Bernie Clifton's Dressing Room, now there's a title, isn't as dark as To Have And To Hold (or Tempting Fate) but it's still very chilling and even surprisingly moving. Surprising given the subject matter anyway. Minor 1980s comedians Cheese (Shearsmith) and Crackers (Pemberton) have reunited to do one last show and their act is horrifically dated.

It seems unlikely it was ever funny in the first place. It's been three decades since they split and the reasons they did won't become clear until well into the episode. At first we see the spiky, and now business like, Cheese (or Thomas) becoming frustrated with his former partner as he pours whiskey into his tea, appears to be stuck in the past, and is possibly living on the street.

And to be in denial of all these things too.
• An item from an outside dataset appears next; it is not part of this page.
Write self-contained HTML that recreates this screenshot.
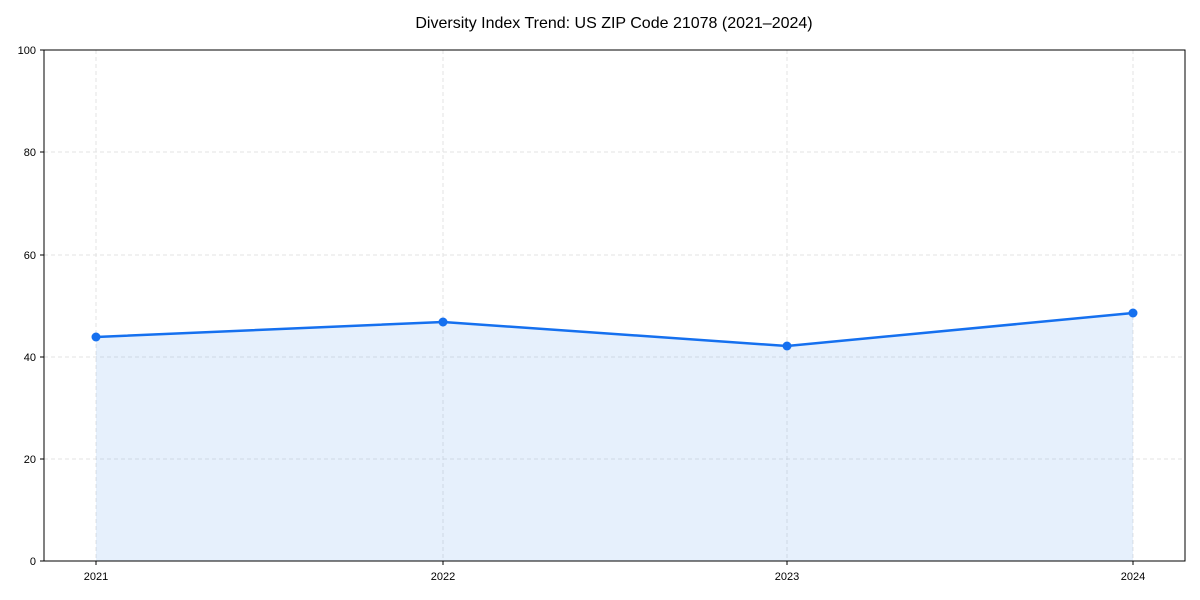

Bernie Clifton's Dressing Room is rich, even by Inside No.9's standards, in references from the era of my youth. There's The Grumbleweeds, Blankety Blank, Ted Bovis, Bobby Knutt, Lorraine Chase, Kenny Everett, Joe Pasquale, Sid Little, Jeanette Krankie, Mr Peevly from The Hair Bear Bunch, Mary, Mungo, and Midge. Even The UK Subs and Kajagoogoo get a look in. Though I'd have chosen Jimmy The Hoover over Kajagoogoo.

I reckon that would have worked better. It's the only thing I'll knock about Bernie Clifton's Dressing Room because it wasn't until right at the very end that I realised what had happened. Even writing about it now, I've got a chill going up my back. With Inside No.9 that's something that happens in almost every episode. I'm just glad I'm finally catching up with this work of genius.